The defensive end sustained a high-ankle sprain two weeks ago and the UK staff has been cautious with the first-year junior-college transfer. The process hasn't always been fun, but Smith knows he has been trapped in treatment for his own good.
"They did what they had to do," Smith said. "I got a little frustrated at first just because they said, 'You're not going today.' That's the first thing they told me, 'You're not going today.' And I was like, 'What?' So I kept my calm and I kept my cool just to know that I gotta get better."
But on Friday, Smith made his long-awaited return to practice. Continuing to take it slow, Smith worked with the first team on a limited basis as UK began preparations for its season opener against Western Kentucky University.
"He looked good," head coach Mark Stoops said. "He's been close. He did have a high-ankle sprain, and those, you all know, are very touchy. Even when you're feeling good, you get in there and start pushing on people and it's a little bit hairy. So we feel like he's made good progress and feels pretty good right now."
In spite of the time missed, neither he nor his coaches seem to be worried about Smith falling behind. He played under defensive line coach Jimmy Brumbaugh last season, so he is familiar with the techniques he teaches. Besides, it's not as if Smith was sitting on his hands while he was away.
"I've been on the film and on the field watching them guys do everything, so I'm good," Smith said.
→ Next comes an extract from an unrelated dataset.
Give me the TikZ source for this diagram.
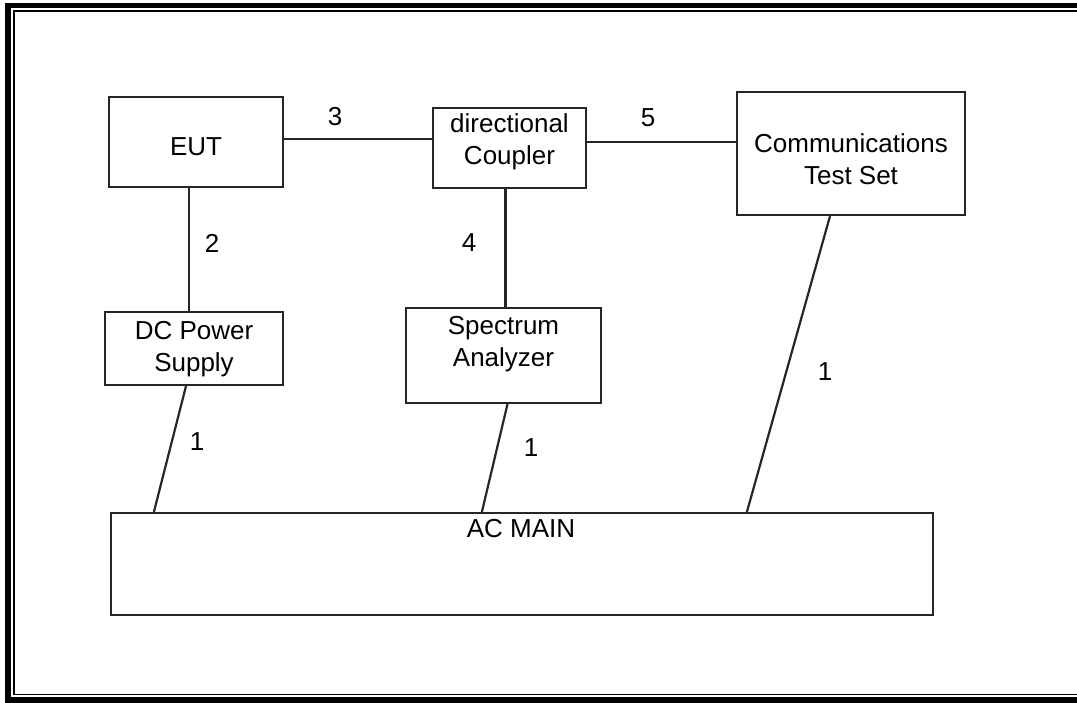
\documentclass[tikz,border=0pt]{standalone}
\usepackage{fontspec}
\setmainfont{Liberation Sans}
\usetikzlibrary{positioning}

\tikzset{
    blk/.style={draw, black!85, line width=2.2pt, inner sep=0pt},
    txt/.style={align=center, inner sep=0pt, font=\fontsize{26}{32}\selectfont},
    num/.style={inner sep=0pt, font=\fontsize{26}{32}\selectfont},
    wire/.style={black!85, line width=2.2pt}
}

\begin{document}
\begin{tikzpicture}[x=1pt, y=-1pt]
                        \useasboundingbox (0, 0) rectangle (1077, 702);
                        \clip (0, 0) rectangle (1077, 702);
                        \fill[white] (0, 0) rectangle (1077, 702);
                        % double frame
                        \draw[line width=5.6pt] (8, 5.4) rectangle (1095, 700);
                        \draw[line width=1.8pt] (13.7, 10.8) rectangle (1095, 694.5);

                        \node[blk, minimum width=174, minimum height=90] (eut) at (196, 142) {};
                        \node[blk, minimum width=153, minimum height=80] (dc) at (509.5, 148) {};
                        \node[blk, minimum width=228, minimum height=123] (cts) at (851, 153.5) {};
                        \node[blk, minimum width=178, minimum height=73] (ps) at (194, 348.5) {};
                        \node[blk, minimum width=195, minimum height=95] (sa) at (503.5, 355.5) {};
                        \node[blk, minimum width=822, minimum height=102] (ac) at (522, 564) {};

                        \node[txt] (eutt) at (196, 147) {EUT};
                        \node[txt] (dct) at (509.5, 142) {directional\\Coupler};
                        \node[txt] (ctst) at (851, 159) {Communications\\Test Set};
                        \node[txt] (pst) at (194, 349) {DC Power\\Supply};
                        \node[txt] (sat) at (503.5, 344) {Spectrum\\Analyzer};
                        \node[txt] (act) at (521, 529) {AC MAIN};

                        \draw[wire] ([yshift=3pt]eut.east) -- ([yshift=3pt]eut.east -| dc.west);
                        \draw[wire] ([yshift=6pt]dc.east) -- ([yshift=6pt]dc.east -| cts.west);
                        \draw[wire] ([xshift=-7pt]eut.south) -- ([xshift=-7pt]eut.south |- ps.north);
                        \draw[wire] ([xshift=-4pt]dc.south) -- ([xshift=-4pt]dc.south |- sa.north);
                        \draw[wire] ([xshift=-8pt]ps.south) -- ([xshift=44pt]ac.north west);
                        \draw[wire] ([xshift=4pt]sa.south) -- ([xshift=372pt]ac.north west);
                        \draw[wire] ([xshift=-21pt]cts.south) -- ([xshift=637pt]ac.north west);

                        \node[num] (l3) at (335, 117) {3};
                        \node[num] (l5) at (648, 118) {5};
                        \node[num] (l2) at (212, 243) {2};
                        \node[num] (l4) at (469, 243) {4};
                        \node[num] (l1a) at (197, 442) {1};
                        \node[num] (l1b) at (531, 448) {1};
                        \node[num] (l1c) at (825, 372) {1};
                    \end{tikzpicture}
\end{document}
Listening to Smith speak, it makes sense that defensive coordinator D.J. Eliot describes him as a "good technician." Smith's four-star ranking according to most recruiting services was built largely on his physical gifts, but he uses terms like "six technique" and "A gap" freely. Having coached him at both East Mississippi Community College and during spring practice, Brumbaugh knows Smith to be an eager learner.
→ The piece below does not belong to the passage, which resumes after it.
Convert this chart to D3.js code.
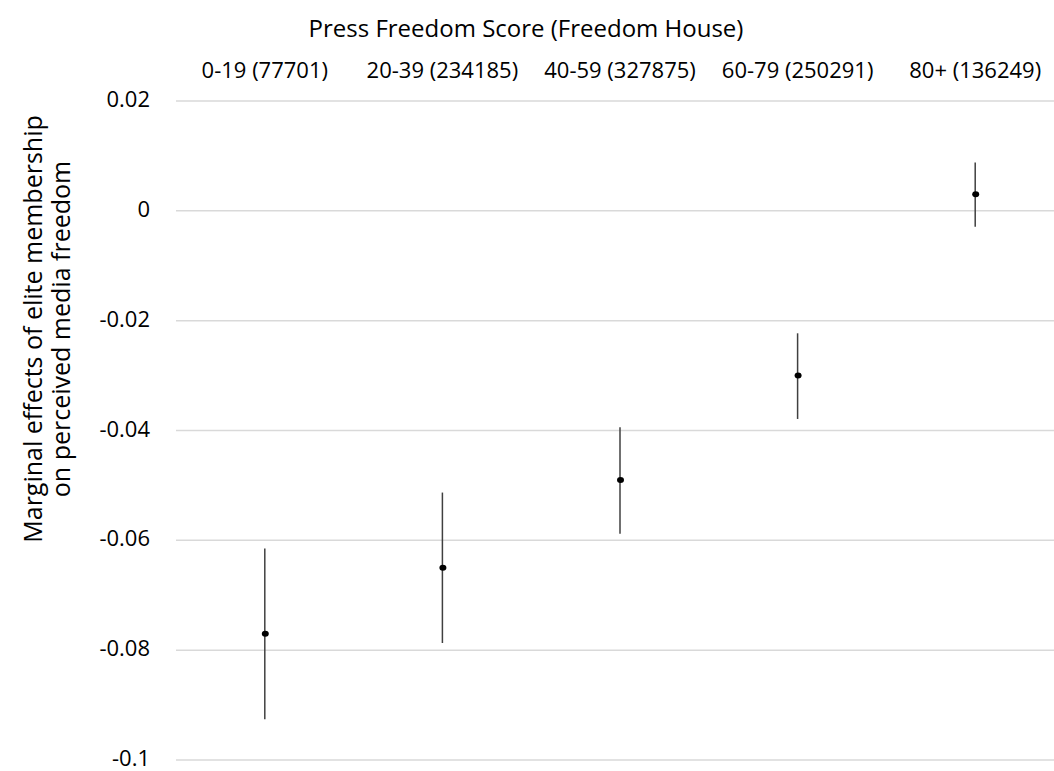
<!DOCTYPE html>
<html lang="en">
<head>
    <meta charset="UTF-8">
    <script src="https://cdn.jsdelivr.net/npm/d3@7"></script>
    <style>
        body { margin: 0; background: #fff; }
        text { font-family: "Open Sans", sans-serif; fill: #000; }
    </style>
</head>
<body>
<svg width="1054" height="771"></svg>
<script>
    // categories and estimates
    var categories = ["0-19 (77701)", "20-39 (234185)", "40-59 (327875)", "60-79 (250291)", "80+ (136249)"];
    var estimates = [-0.0770, -0.0650, -0.0490, -0.0300, 0.0030];
    var upper = [-0.0615, -0.0513, -0.0394, -0.0223, 0.0088];
    var lower = [-0.0926, -0.0787, -0.0588, -0.0379, -0.0029];
    var yTicks = [0.02, 0, -0.02, -0.04, -0.06, -0.08, -0.1];

    var svg = d3.select("svg");
    var margin = {top: 101, left: 176, bottom: 11};
    var plotW = 888;
    var height = 771;

    var x = d3.scaleBand()
        .domain(categories)
        .range([margin.left, margin.left + plotW]);

    var y = d3.scaleLinear()
        .domain([-0.1, 0.02])
        .range([height - margin.bottom, margin.top]);

    // grid lines
    svg.append("g")
        .selectAll("line")
        .data(yTicks)
        .enter()
        .append("line")
        .attr("x1", margin.left)
        .attr("x2", margin.left + plotW)
        .attr("y1", function (d) { return y(d); })
        .attr("y2", function (d) { return y(d); })
        .attr("stroke", "#d9d9d9")
        .attr("stroke-width", 1.5);

    // y tick labels
    svg.append("g")
        .selectAll("text")
        .data(yTicks)
        .enter()
        .append("text")
        .attr("x", 150)
        .attr("y", function (d) { return y(d) + 6; })
        .attr("text-anchor", "end")
        .attr("font-size", 22)
        .text(function (d) { return d3.format("")(d).replace("−", "-"); });

    // category labels on top
    svg.append("g")
        .selectAll("text")
        .data(categories)
        .enter()
        .append("text")
        .attr("x", function (d) { return x(d) + x.bandwidth() / 2; })
        .attr("y", 78)
        .attr("text-anchor", "middle")
        .attr("font-size", 22)
        .text(function (d) { return d; });

    // title
    svg.append("text")
        .attr("x", 526)
        .attr("y", 37)
        .attr("text-anchor", "middle")
        .attr("font-size", 24)
        .text("Press Freedom Score (Freedom House)");

    // y axis title
    var yt = svg.append("text")
        .attr("transform", "translate(0,329) rotate(-90)")
        .attr("text-anchor", "middle")
        .attr("font-size", 25);
    yt.append("tspan").attr("x", 0).attr("y", 42).text("Marginal effects of elite membership");
    yt.append("tspan").attr("x", 0).attr("y", 70).text("on perceived media freedom");

    // error bars
    var idx = d3.range(categories.length);
    svg.append("g")
        .selectAll("line")
        .data(idx)
        .enter()
        .append("line")
        .attr("x1", function (i) { return x(categories[i]) + x.bandwidth() / 2; })
        .attr("x2", function (i) { return x(categories[i]) + x.bandwidth() / 2; })
        .attr("y1", function (i) { return y(upper[i]); })
        .attr("y2", function (i) { return y(lower[i]); })
        .attr("stroke", "#404040")
        .attr("stroke-width", 1.5);

    // point estimates
    svg.append("g")
        .selectAll("ellipse")
        .data(idx)
        .enter()
        .append("ellipse")
        .attr("cx", function (i) { return x(categories[i]) + x.bandwidth() / 2 + 0.5; })
        .attr("cy", function (i) { return y(estimates[i]); })
        .attr("rx", 3.5)
        .attr("ry", 3)
        .attr("fill", "#000");
</script>
</body>
</html>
"He wants to be good," Brumbaugh said. "He listens. He doesn't talk back. And when you try to tell him something, he says, 'OK Coach, I understand,' and then he tries to go and fix it. When you have that with a guy, you have a special player."
Smith, however, is yet to realize his potential. Brumbaugh, having played in the trenches as a defensive tackle at Auburn, knows there's no substitute for in-game experience in the Southeastern Conference.
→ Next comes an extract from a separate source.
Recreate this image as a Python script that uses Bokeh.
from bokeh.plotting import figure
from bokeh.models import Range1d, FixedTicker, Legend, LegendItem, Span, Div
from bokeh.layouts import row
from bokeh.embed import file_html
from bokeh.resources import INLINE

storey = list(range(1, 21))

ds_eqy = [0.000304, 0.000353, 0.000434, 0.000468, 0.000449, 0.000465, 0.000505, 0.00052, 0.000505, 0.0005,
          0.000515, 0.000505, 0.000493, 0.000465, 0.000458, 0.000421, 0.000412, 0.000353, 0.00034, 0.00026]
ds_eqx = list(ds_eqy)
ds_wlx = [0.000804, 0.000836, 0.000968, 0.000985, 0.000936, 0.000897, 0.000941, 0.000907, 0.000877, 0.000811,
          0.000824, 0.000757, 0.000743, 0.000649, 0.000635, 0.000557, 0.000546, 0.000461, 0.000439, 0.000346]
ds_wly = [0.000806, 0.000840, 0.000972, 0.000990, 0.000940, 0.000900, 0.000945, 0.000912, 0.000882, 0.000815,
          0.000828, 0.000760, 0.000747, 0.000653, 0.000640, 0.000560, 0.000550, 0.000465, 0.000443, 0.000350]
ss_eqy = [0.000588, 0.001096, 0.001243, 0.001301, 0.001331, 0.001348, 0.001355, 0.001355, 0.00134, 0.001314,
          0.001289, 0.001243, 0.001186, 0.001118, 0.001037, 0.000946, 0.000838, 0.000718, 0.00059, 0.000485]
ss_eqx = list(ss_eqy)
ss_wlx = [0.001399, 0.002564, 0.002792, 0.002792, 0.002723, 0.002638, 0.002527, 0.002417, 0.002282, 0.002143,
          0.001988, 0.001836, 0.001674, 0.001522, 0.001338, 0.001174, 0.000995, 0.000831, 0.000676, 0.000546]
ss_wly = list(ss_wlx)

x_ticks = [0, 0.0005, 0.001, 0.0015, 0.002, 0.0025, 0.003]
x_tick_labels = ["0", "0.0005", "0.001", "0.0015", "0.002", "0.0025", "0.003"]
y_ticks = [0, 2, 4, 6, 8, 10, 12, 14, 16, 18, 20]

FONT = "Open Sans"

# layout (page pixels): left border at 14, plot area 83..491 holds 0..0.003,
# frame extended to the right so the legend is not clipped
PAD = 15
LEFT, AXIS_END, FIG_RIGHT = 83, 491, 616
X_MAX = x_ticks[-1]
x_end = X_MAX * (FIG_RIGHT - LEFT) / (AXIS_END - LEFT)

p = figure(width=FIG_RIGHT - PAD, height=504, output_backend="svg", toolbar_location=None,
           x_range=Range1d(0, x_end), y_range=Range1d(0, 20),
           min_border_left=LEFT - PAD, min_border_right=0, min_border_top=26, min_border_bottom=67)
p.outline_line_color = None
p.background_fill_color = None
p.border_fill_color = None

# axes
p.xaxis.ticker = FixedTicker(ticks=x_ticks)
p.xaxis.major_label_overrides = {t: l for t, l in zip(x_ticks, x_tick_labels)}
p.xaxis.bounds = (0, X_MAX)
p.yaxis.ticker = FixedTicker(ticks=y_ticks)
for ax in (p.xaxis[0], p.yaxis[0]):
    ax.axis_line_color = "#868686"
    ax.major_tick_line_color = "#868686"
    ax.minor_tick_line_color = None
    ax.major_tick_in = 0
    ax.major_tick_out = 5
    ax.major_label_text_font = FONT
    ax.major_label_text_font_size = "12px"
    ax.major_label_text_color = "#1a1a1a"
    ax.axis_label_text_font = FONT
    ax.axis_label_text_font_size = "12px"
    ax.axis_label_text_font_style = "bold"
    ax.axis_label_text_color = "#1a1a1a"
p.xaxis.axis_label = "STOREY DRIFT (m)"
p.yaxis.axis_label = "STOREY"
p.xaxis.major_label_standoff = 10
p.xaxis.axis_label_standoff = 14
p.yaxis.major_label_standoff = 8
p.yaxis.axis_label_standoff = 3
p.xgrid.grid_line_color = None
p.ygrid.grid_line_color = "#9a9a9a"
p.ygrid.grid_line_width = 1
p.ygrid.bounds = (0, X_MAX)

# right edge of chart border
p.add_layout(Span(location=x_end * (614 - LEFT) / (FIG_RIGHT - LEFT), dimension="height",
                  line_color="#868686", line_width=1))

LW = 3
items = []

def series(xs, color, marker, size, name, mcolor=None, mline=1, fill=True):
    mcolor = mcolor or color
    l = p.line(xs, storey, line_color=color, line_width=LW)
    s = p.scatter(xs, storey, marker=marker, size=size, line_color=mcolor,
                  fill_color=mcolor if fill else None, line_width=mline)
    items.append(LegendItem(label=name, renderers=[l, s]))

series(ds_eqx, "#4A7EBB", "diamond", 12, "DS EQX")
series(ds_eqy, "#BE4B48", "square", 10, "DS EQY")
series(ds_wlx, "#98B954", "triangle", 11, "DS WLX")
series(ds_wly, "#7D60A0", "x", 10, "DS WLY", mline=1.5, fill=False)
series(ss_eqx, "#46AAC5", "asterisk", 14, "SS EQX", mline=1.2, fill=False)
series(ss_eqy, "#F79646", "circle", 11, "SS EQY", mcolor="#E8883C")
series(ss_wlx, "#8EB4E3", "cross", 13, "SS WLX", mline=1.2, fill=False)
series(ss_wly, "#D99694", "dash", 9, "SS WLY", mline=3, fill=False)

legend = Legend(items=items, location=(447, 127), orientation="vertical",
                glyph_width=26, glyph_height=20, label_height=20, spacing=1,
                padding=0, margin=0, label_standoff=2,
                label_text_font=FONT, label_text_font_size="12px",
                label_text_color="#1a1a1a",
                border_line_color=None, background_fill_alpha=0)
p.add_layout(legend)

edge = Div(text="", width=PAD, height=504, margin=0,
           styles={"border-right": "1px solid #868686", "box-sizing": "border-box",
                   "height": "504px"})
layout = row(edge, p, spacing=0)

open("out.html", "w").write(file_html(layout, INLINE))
"This is a different league," Brumbaugh said. "Across the country, it's a different league. I played in it and I know it's a different league. The guys are physical and athletic and what you have to do is get in there and see where you are and compare your game."
Smith is surely eager to just that having been deprived from practicing for two weeks. Briefly, Smith's status for the opener seemed in doubt, but he's not thinking about that.
"That wasn't up to me," Smith said. "That was up to the coaches and how they wanted to play that out. But now I know that I'm back and we got eight more days until the game, man, I'm just preparing for it."